Central Bank head Elvira Nabiullina – unlike the last time the key rate was raised, from 7.5% to 8.5% on July 21, and she
spoke in detail about the reasons behind and prospects for the Central Bank’s policy – did not have any comments. On August 16, FX trading on the Moscow Exchange opened at 96 rubles per dollar, down from the peak of 101 rubles the day before. After the Central Bank announced the key rate hike, the ruble rallied to 95.5 before subsequently stabilizing at 93-95.
That evening, Putin’s usual meeting with the economic bloc of the government, held once every two weeks, took place. Nabiullina was absent, and judging by
the official transcript, the fall of the ruble was not discussed either. The main topic was economic development in coal-mining regions. In the “current issues” section, besides fighting fires and floods, there was only positive news: a record number of fish is being caught, the number of sports schools is rising, and a climate change monitoring system is being rolled out.
According to
press reports based on informed sources, after that, Putin met with members of the government and the Central Bank head, where Nabiullina, Oreshkin and the ministers Siluanov and Reshetnikov presented their vision of the situation in the FX market.
There are no official reports that such a meeting took place, but on August 17 the Central Bank
denied press allegations that Nabiullina suggested thinking about raising import duties to cool off demand for imports. Meanwhile, the government has not set requirements for the sale of FX earnings by exporters or imposed restrictions on the movement of capital, at least not yet.
It has been
reported that before the meeting with Putin, the cabinet had managed to informally agree with a number of large exporters to raise their FX sales. This would keep exporters free from a requirement to sell FX earnings to the Central Bank. (Immediately after the start of the war, amid the collapse of the ruble, the government obliged exporters to sell 80% of FX earnings to the Central Bank; in May 2022, this requirement was cut to 50% and in February 2023 it was canceled altogether.)
Due to a decreasing cost of energy, net sales (minus purchases) of FX earnings have recently been declining (from $7.0 billion in June to $6.9 billion in July), although the share of net FX sales in FX earnings of the largest exporters, according to the Central Bank, amounted to 88% in May and 84% in June.

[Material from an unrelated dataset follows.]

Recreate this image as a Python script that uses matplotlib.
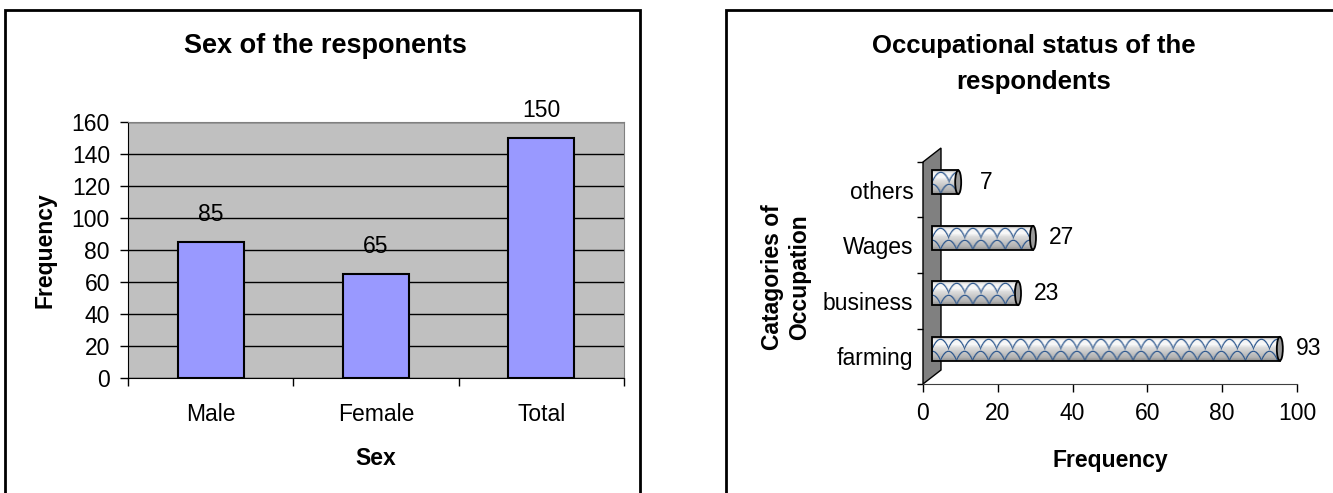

What happened at the ‘secret meeting?’According to
one of the sources, at the meeting with Putin, Nabiullina explained why the decision to raise the key rate had been made, and explained that it was due not so much to the exchange rate but to heightened inflation risks.
According to
Kommersant correspondent
Dmitri Butrin, at the meeting the Ministry of Finance allegedly proposed introducing the mandatory sale of 90% of FX earnings, which would hardly be feasible without hurting complex gray-import schemes, which are being implemented with the support of the government. The same applies to the application of other measures that would hinder cross-border capital flows.
Putin performed his usual role of arbiter, this time between the “technocrats” from the Central Bank, who proposed cutting government spending, and “technocrats” from the government, who insisted on a sharp increase in the key rate.
The informal agreements between the government and business – instead of the former setting clear rules binding on all exporters, as was done in February 2022 – are an important sign of the times.